The church has adopted a policy whereby it pays the medical bills of those sick members of the church’s community and those living in life threatening conditions, who are too poor to meet their own costs. An example is 56-year-old Agnes Kyerewa Tackie.

Helping the helper
Agnes Kyerewa Tackie is diabetic and has been housebound since 2002. She had to retire from her work as an accountant due to her ill health. She lost her husband shortly after her retirement and her three siblings, living in Nigeria, seem to have abandoned her. Mrs Tackie's only child, Linda Nyarkoa, a small-scale dress designer, is now her only hope. Linda has to be with her mother all day in order to attend to her needs. For this reason, Linda runs her business from home. This makes things very difficult for the family because Linda does not get enough customers to earn enough for herself and her mother. The church has therefore stepped in to assist both mother and daughter in cash and in kind in order to make life bearable for this family.

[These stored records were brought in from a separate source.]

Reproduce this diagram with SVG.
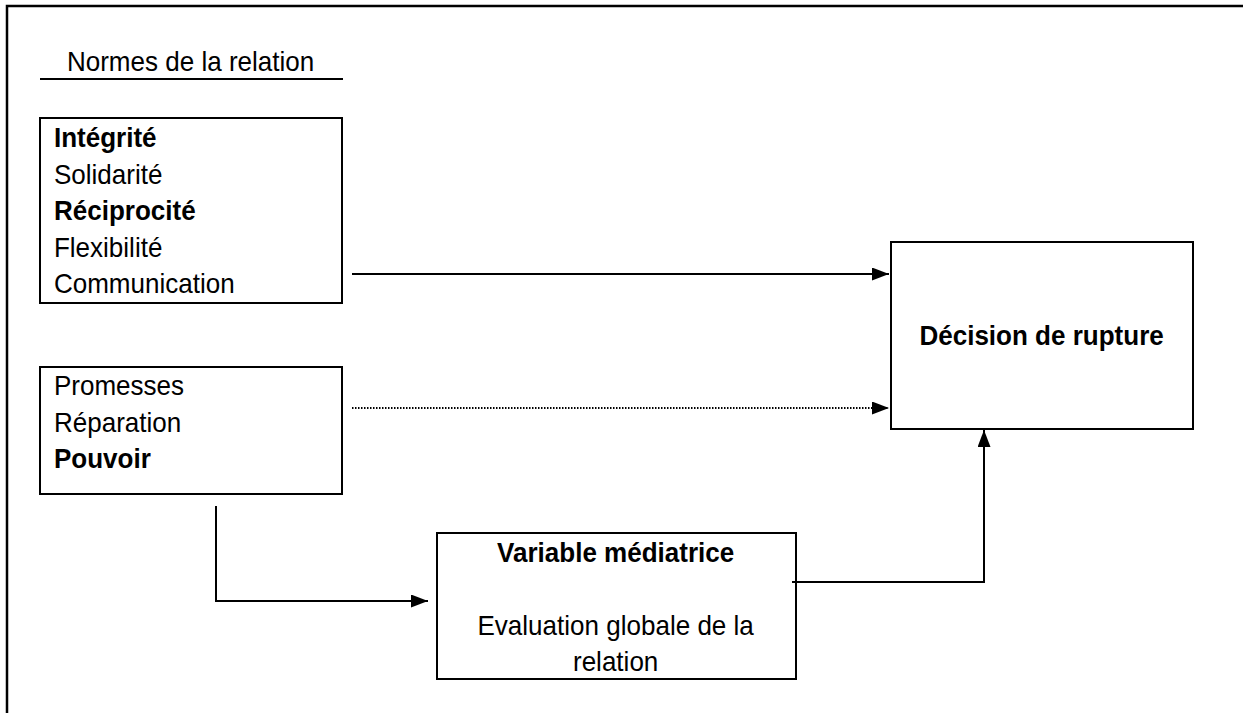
<svg xmlns="http://www.w3.org/2000/svg" width="1243" height="713" viewBox="0 0 1243 713">
<defs>
<marker id="ah" markerWidth="17" markerHeight="13" refX="17" refY="6.5" orient="auto" markerUnits="userSpaceOnUse">
<path d="M0,0 L17,6.5 L0,13 Z" fill="#000"/>
</marker>
<style>
text{font-family:"Liberation Sans",Arial,sans-serif;font-size:28px;fill:#000}
.b{font-weight:bold}
.box{fill:#fff;stroke:#000;stroke-width:2}
.ln{fill:none;stroke:#000;stroke-width:2}
.dot{fill:none;stroke:#000;stroke-width:2;stroke-dasharray:1.5 1.5}
</style>
</defs>
<rect width="1243" height="713" fill="#fff"/>
<g id="frame">
<path d="M7,713 L7,6 L1243,6" fill="none" stroke="#000" stroke-width="2.5"/>
</g>
<g id="header">
<line x1="40" y1="79" x2="343" y2="79" stroke="#000" stroke-width="2"/>
<g transform="scale(0.93,1)"><text x="72" y="71">Normes de la relation</text></g>
</g>
<g id="normes">
<rect class="box" x="40" y="118" width="302" height="185"/>
<g transform="scale(0.93,1)">
<text x="58" y="147" class="b">Intégrité</text>
<text x="58" y="184">Solidarité</text>
<text x="58" y="220" class="b">Réciprocité</text>
<text x="58" y="257">Flexibilité</text>
<text x="58" y="293">Communication</text>
</g>
</g>
<g id="promesses">
<rect class="box" x="40" y="367" width="302" height="127"/>
<g transform="scale(0.93,1)">
<text x="58" y="395">Promesses</text>
<text x="58" y="432">Réparation</text>
<text x="58" y="468" class="b">Pouvoir</text>
</g>
</g>
<g id="decision">
<rect class="box" x="891" y="242" width="302" height="187"/>
<g transform="scale(0.93,1)"><text x="1120" y="345" text-anchor="middle" class="b">Décision de rupture</text></g>
</g>
<g id="mediatrice">
<rect class="box" x="437" y="533" width="359" height="146"/>
<g transform="scale(0.93,1)">
<text x="662" y="562" text-anchor="middle" class="b">Variable médiatrice</text>
<text x="662" y="635" text-anchor="middle">Evaluation globale de la</text>
<text x="662" y="671" text-anchor="middle">relation</text>
</g>
</g>
<g id="connectors">
<line class="ln" x1="352" y1="274" x2="889" y2="274" marker-end="url(#ah)"/>
<line class="dot" x1="352" y1="408" x2="889" y2="408" marker-end="url(#ah)"/>
<path class="ln" d="M216,506 L216,601 L428,601" marker-end="url(#ah)"/>
<path class="ln" d="M792,582 L984,582 L984,430" marker-end="url(#ah)"/>
</g>
</svg>
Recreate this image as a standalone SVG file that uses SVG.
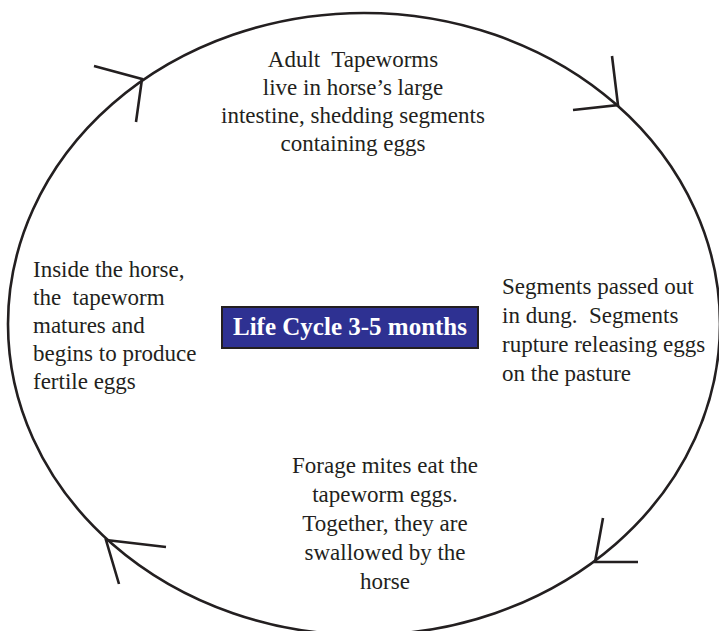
<svg xmlns="http://www.w3.org/2000/svg" width="719" height="631" viewBox="0 0 719 631">
  <style>
    .t { font-family: "Liberation Serif", "Times New Roman", serif; font-size: 23px; fill: #231f20; }
    .c { text-anchor: middle; }
    .ln { fill: none; stroke: #231f20; stroke-width: 2.6; stroke-linecap: butt; stroke-linejoin: miter; }
    .title { font-family: "Liberation Serif", "Times New Roman", serif; font-size: 25px; font-weight: bold; fill: #ffffff; text-anchor: middle; }
  </style>
  <rect width="719" height="631" fill="#ffffff"/>
  <g id="connectors">
    <ellipse class="ln" cx="364" cy="324" rx="356" ry="311"/>
    <polyline class="ln" points="94,66 142,79 136,122"/>
    <polyline class="ln" points="612,56 618,105 573,110"/>
    <polyline class="ln" points="603,518 595,562 638,562"/>
    <polyline class="ln" points="166,547 106,540 119,584"/>
  </g>
  <g id="node-adult">
    <text class="t c" x="353" y="67" xml:space="preserve">Adult  Tapeworms</text>
    <text class="t c" x="353" y="95">live in horse’s large</text>
    <text class="t c" x="353" y="123">intestine, shedding segments</text>
    <text class="t c" x="353" y="151">containing eggs</text>
  </g>
  <g id="node-inside">
    <text class="t" x="33" y="277">Inside the horse,</text>
    <text class="t" x="33" y="305" xml:space="preserve">the  tapeworm</text>
    <text class="t" x="33" y="333">matures and</text>
    <text class="t" x="33" y="361">begins to produce</text>
    <text class="t" x="33" y="389">fertile eggs</text>
  </g>
  <g id="node-segments">
    <text class="t" x="502" y="294">Segments passed out</text>
    <text class="t" x="502" y="323" xml:space="preserve">in dung.  Segments</text>
    <text class="t" x="502" y="352">rupture releasing eggs</text>
    <text class="t" x="502" y="381">on the pasture</text>
  </g>
  <g id="node-mites">
    <text class="t c" x="385" y="473">Forage mites eat the</text>
    <text class="t c" x="385" y="502">tapeworm eggs.</text>
    <text class="t c" x="385" y="531">Together, they are</text>
    <text class="t c" x="385" y="560">swallowed by the</text>
    <text class="t c" x="385" y="589">horse</text>
  </g>
  <g id="node-title">
    <rect x="222" y="307" width="256" height="41" fill="#2e3192" stroke="#231f20" stroke-width="2"/>
    <text class="title" x="350" y="335">Life Cycle 3-5 months</text>
  </g>
</svg>
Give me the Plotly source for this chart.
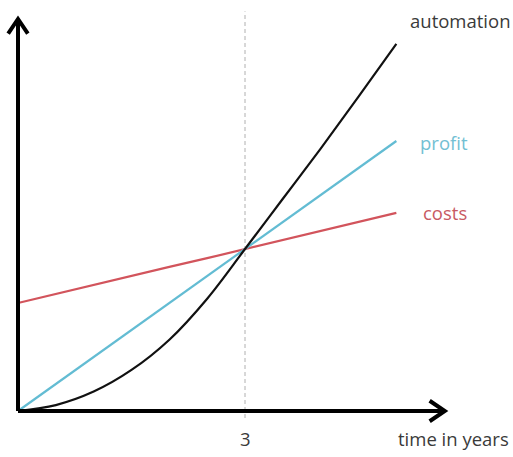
import plotly.graph_objects as go

# ---- data ----
years = [0, 0.5, 1, 1.5, 2, 2.5, 3, 3.5, 4, 4.5, 5]
automation = [0, 0.11, 0.36, 0.76, 1.32, 2.08, 3.0, 3.93, 4.86, 5.82, 6.8]
profit = [0, 0.5, 1, 1.5, 2, 2.5, 3, 3.5, 4, 4.5, 5]
costs = [2.0, 2.17, 2.33, 2.5, 2.67, 2.83, 3.0, 3.17, 3.33, 3.5, 3.67]
marker_year = 3
marker_label = "3"
x_title = "time in years"
series_names = ["automation", "profit", "costs"]

# ---- styling ----
BLACK = "#111111"
BLUE = "#63bcd3"
RED = "#d2545c"
TXT = "#3a3a3a"
FONT = "Open Sans"
FS = 18.5

X_AXIS_END = 5.64
Y_AXIS_END = 7.26

# pixel mapping
PX_X = 75.67   # px per year
PX_Y = 54.0    # px per unit
OX, OY = 18, 411  # origin position inside the figure
W, H = 513, 457

fig = go.Figure()
fig.add_trace(go.Scatter(x=years, y=costs, mode="lines", line=dict(color=RED, width=2.2), name="costs"))
fig.add_trace(go.Scatter(x=years, y=profit, mode="lines", line=dict(color=BLUE, width=2.2), name="profit"))
fig.add_trace(go.Scatter(x=years, y=automation, mode="lines",
                         line=dict(color=BLACK, width=2.2, shape="spline", smoothing=1.0), name="automation"))

shapes = []
shapes.append(dict(type="line", x0=marker_year, x1=marker_year, y0=-0.13, y1=7.4, xref="x", yref="y",
                   line=dict(color="#b0b0b0", width=1, dash="4px,3px"), layer="below"))
shapes.append(dict(type="line", x0=0, x1=X_AXIS_END, y0=0, y1=0, xref="x", yref="y",
                   line=dict(color="black", width=4)))
shapes.append(dict(type="line", x0=0, x1=0, y0=0, y1=Y_AXIS_END, xref="x", yref="y",
                   line=dict(color="black", width=4)))
dx, dy = 0.2, 0.19
shapes.append(dict(type="path", xref="x", yref="y",
                   path=f"M {X_AXIS_END-dx},{dy} L {X_AXIS_END},0 L {X_AXIS_END-dx},{-dy}",
                   line=dict(color="black", width=4)))
ax_, ay_ = 0.13, 0.27
shapes.append(dict(type="path", xref="x", yref="y",
                   path=f"M {-ax_},{Y_AXIS_END-ay_} L 0,{Y_AXIS_END} L {ax_},{Y_AXIS_END-ay_}",
                   line=dict(color="black", width=4)))

annotations = [
    dict(x=5.85, y=7.24, text=series_names[0], font=dict(color=TXT, size=FS, family=FONT)),
    dict(x=5.63, y=4.98, text=series_names[1], font=dict(color="#72c0d3", size=FS, family=FONT)),
    dict(x=5.64, y=3.67, text=series_names[2], font=dict(color="#c85a63", size=FS, family=FONT)),
    dict(x=5.76, y=-0.5, text=x_title, font=dict(color=TXT, size=FS, family=FONT)),
    dict(x=marker_year, y=-0.5, text=marker_label, font=dict(color=TXT, size=FS, family=FONT)),
]
for a in annotations:
    a.update(xref="x", yref="y", showarrow=False, xanchor="center", yanchor="middle")

fig.update_layout(
    width=W, height=H,
    margin=dict(l=0, r=0, t=0, b=0),
    paper_bgcolor="white", plot_bgcolor="white",
    showlegend=False,
    shapes=shapes, annotations=annotations,
    xaxis=dict(range=[-OX / PX_X, (W - OX) / PX_X], visible=False),
    yaxis=dict(range=[-(H - OY) / PX_Y, OY / PX_Y], visible=False),
)
fig.write_html("out.html", config={"displayModeBar": False},
               post_script="document.body.style.margin='0';document.body.style.overflow='hidden';")
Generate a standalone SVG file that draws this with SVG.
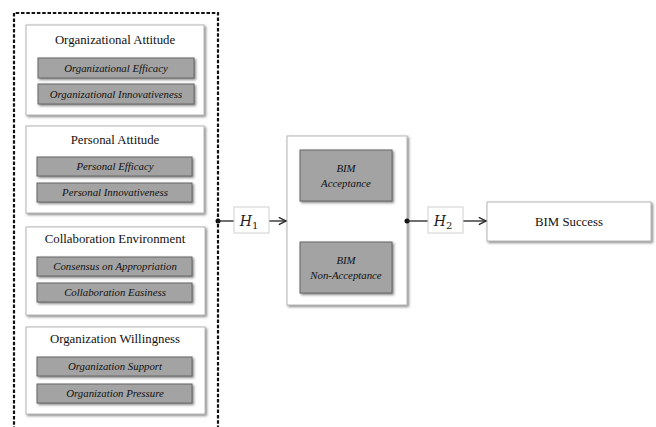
<svg xmlns="http://www.w3.org/2000/svg" width="656" height="427" viewBox="0 0 656 427">
<defs>
<filter id="sh" x="-10%" y="-10%" width="130%" height="140%">
<feDropShadow dx="1.5" dy="1.5" stdDeviation="0.8" flood-color="#555" flood-opacity="0.7"/>
</filter>
<marker id="arr" viewBox="0 0 10 10" refX="9" refY="5" markerWidth="9" markerHeight="9" markerUnits="userSpaceOnUse" orient="auto">
<path d="M1,1 L9,5 L1,9" fill="none" stroke="#222" stroke-width="1.5"/>
</marker>
</defs>
<style>
.outer{fill:#fff;stroke:#b5b5b5;stroke-width:1;filter:url(#sh)}
.sub{fill:#a3a3a3;stroke:#666;stroke-width:1;filter:url(#sh)}
.ttl{font-family:"Liberation Serif",serif;font-size:12.8px;fill:#111;text-anchor:middle}
.lbl{font-family:"Liberation Serif",serif;font-size:10.8px;font-style:italic;fill:#111;text-anchor:middle}
.hbox{fill:#fff;stroke:#d0d0d0;stroke-width:1}
.h{font-family:"DejaVu Serif","Liberation Serif",serif;font-size:14px;font-style:italic;fill:#222;text-anchor:middle}
.con{stroke:#222;stroke-width:1.3;fill:none}
</style>
<rect width="656" height="427" fill="#fff"/>
<path d="M14,430 V13 H218 V430" fill="none" stroke="#111" stroke-width="2.2" stroke-dasharray="3.5,1.8"/>

<g id="org-attitude">
<rect class="outer" x="26" y="25" width="178" height="90"/>
<text class="ttl" x="115" y="44">Organizational Attitude</text>
<rect class="sub" x="38" y="58" width="156" height="20"/>
<text class="lbl" x="116" y="72">Organizational Efficacy</text>
<rect class="sub" x="38" y="84" width="156" height="20"/>
<text class="lbl" x="116" y="98">Organizational Innovativeness</text>
</g>

<g id="personal-attitude">
<rect class="outer" x="26" y="126" width="178" height="87"/>
<text class="ttl" x="115" y="144">Personal Attitude</text>
<rect class="sub" x="37" y="157" width="155" height="19"/>
<text class="lbl" x="115" y="170">Personal Efficacy</text>
<rect class="sub" x="37" y="183" width="155" height="19"/>
<text class="lbl" x="115" y="196">Personal Innovativeness</text>
</g>

<g id="collab-env">
<rect class="outer" x="26" y="227" width="179" height="88"/>
<text class="ttl" x="115" y="243">Collaboration Environment</text>
<rect class="sub" x="37" y="257" width="155" height="19"/>
<text class="lbl" x="115" y="270">Consensus on Appropriation</text>
<rect class="sub" x="37" y="283" width="155" height="19"/>
<text class="lbl" x="115" y="296">Collaboration Easiness</text>
</g>

<g id="org-willingness">
<rect class="outer" x="26" y="327" width="179" height="87"/>
<text class="ttl" x="115" y="343">Organization Willingness</text>
<rect class="sub" x="37" y="357" width="155" height="19"/>
<text class="lbl" x="115" y="370">Organization Support</text>
<rect class="sub" x="37" y="384" width="155" height="19"/>
<text class="lbl" x="115" y="397">Organization Pressure</text>
</g>

<g id="bim-acceptance-group">
<rect class="outer" x="287" y="136" width="120" height="169"/>
<rect class="sub" x="300" y="150" width="92" height="51"/>
<text class="lbl" x="346" y="172">BIM</text>
<text class="lbl" x="346" y="187">Acceptance</text>
<rect class="sub" x="300" y="242" width="92" height="51"/>
<text class="lbl" x="346" y="264">BIM</text>
<text class="lbl" x="346" y="279">Non-Acceptance</text>
</g>

<g id="bim-success">
<rect class="outer" x="487" y="202" width="164" height="39"/>
<text class="ttl" x="569" y="226">BIM Success</text>
</g>

<g id="connectors">
<circle cx="218" cy="221" r="2.5" fill="#111"/>
<line class="con" x1="218" y1="221" x2="234" y2="221"/>
<line class="con" x1="269" y1="221" x2="286" y2="221" marker-end="url(#arr)"/>
<circle cx="407" cy="221" r="2.5" fill="#111"/>
<line class="con" x1="407" y1="221" x2="428" y2="221"/>
<line class="con" x1="463" y1="221" x2="486" y2="221" marker-end="url(#arr)"/>
</g>

<g id="h1">
<rect class="hbox" x="234" y="207" width="35" height="26"/>
<text class="h" x="249" y="226">H<tspan font-style="normal" font-size="10" dy="3">1</tspan></text>
</g>
<g id="h2">
<rect class="hbox" x="428" y="207" width="35" height="26"/>
<text class="h" x="443" y="226">H<tspan font-style="normal" font-size="10" dy="3">2</tspan></text>
</g>
</svg>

Agnes Kyerewa Tackie (centre) with her daughter Linda Nyarkoa and John Avorgah, the youth pastor of the Tema Christian Centre.

Education
It is also the policy of the church to assist needy parents to pay their children's school fees. The church has so far assisted two students up to university level and 11 students to senior secondary school level. In 2005, 50 day students in various senior secondary schools each benefited from a 90,000 cedis (US$10) subsidy from the church, and 80 boarding school students each received a 160,000 cedis (US$18) subsidy for the payment of their school fees.

The church itself opened a vocational school in 2001 to help train teenage girls unable to gain admission into senior secondary schools. So far, 60 girls have graduated in dressmaking and catering.

The church has acquired a piece of land on which they plan to develop the vocational school and incorporate a computer centre to train the young people of the church and neighbourhood to enable them to acquire employable skills.

The youth in the church organize monthly clean up campaigns in Tema, and once a year they donate blood at Tema General Hospital. They also make regular donations in the form of cash, secondhand clothes, blankets and food items to the Tema SOS Children’s Village.

The church also distributes cash and food items such as rice, oil and other foodstuffs to help church members who are widows. Currently there are ten widows in the church who receive regular support from the church.